Mentre le guardie carcerarie scoprivano l’ennesimo suicidio (nel 2017 il carcere ha già prodotto 10 suicidi e 19 morti) Papa Francesco spiegava che la strada per evitare che si ripetano in carcere morti come queste è quella di non togliere ai carcerati la dignità di essere umani. Perché è inevitabile togliere per qualche tempo la libertà a chi delinque ma non bisogna mai arrivare a togliere loro la dignità di essere persone. Il Papa dice tutto ciò con una sola espressione: “non bisogna mai dire: lo meritate!” Per questo il Papa che non giudica, che lascia giudicare a Dio, dice di sentirsi a casa propria tra assassini, ladri e delinquenti di ogni tipo.
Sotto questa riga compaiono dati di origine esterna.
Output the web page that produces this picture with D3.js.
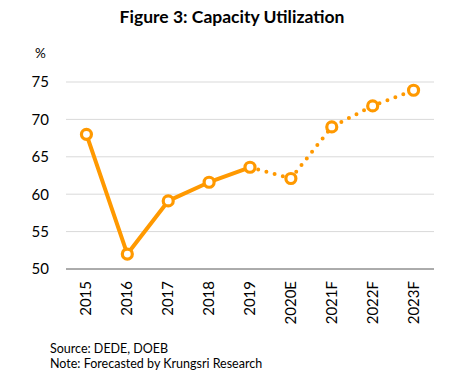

E fa di più. Dice che Gesù è lì. Tra di loro. Uno di loro.

Perché anche Gesù, ai suoi tempi, è stato carcerato, processato e condannato a morte. Come tuttora noi facciamo in Italia condannando non pochi al carcere a vita: “loro giustamente”, si dirà. E sentiamo echeggiare le parole del primo santo che è andato in Paradiso per quello che era: un ladrone. E ci è andato perché ha chiesto a Gesù di ricordarsi di lui come persona – “ricordati di… me”.

Io credo che anche questo detenuto bosniaco non sarebbe giunto a quel gesto estremo se ci fossimo ricordati di non togliere dignità a lui e a quelli come lui. Perché un detenuto non è solo un detenuto, ma continua ad essere un padre, un marito, un uomo che ha il suo diritto a un minimo di spazio (in quell’area del carcere di Regina Coeli sono racchiuse 170 persone). Oltretutto quest’uomo, il sucida di ieri, era anche straniero. Come Maria, Giuseppe e Gesù che vanno, da stranieri, in Egitto e devono traversare il deserto e dietro di loro ci sono grida di bambini che saranno spente dalla violenza di Erode.

Con il suicidio di ieri, con il Papa a san Vittore l’altro ieri, le opere di misericordia corporale, quelle tra cui c’è “visitare i carcerati”, smettono di essere un elenco e non vogliono più nemmeno solo dire andare “materialmente” in carcere: significano non dire mai a nessuno “te la sei meritato”. Ricordiamoci che siamo la patria di Beccaria e del suo “Dei delitti e delle pene”, de “Le mie prigioni” di quel Pellico che in un’orrida galera, privato della libertà personale e della patria, seppe vedere e scoprire nel “nemico”, un prossimo da amare, da capire, da conoscere e con il quale incontrarsi in un orizzonte, quello dell’amore, che è la Verità ultima cui tutti aneliamo approdare.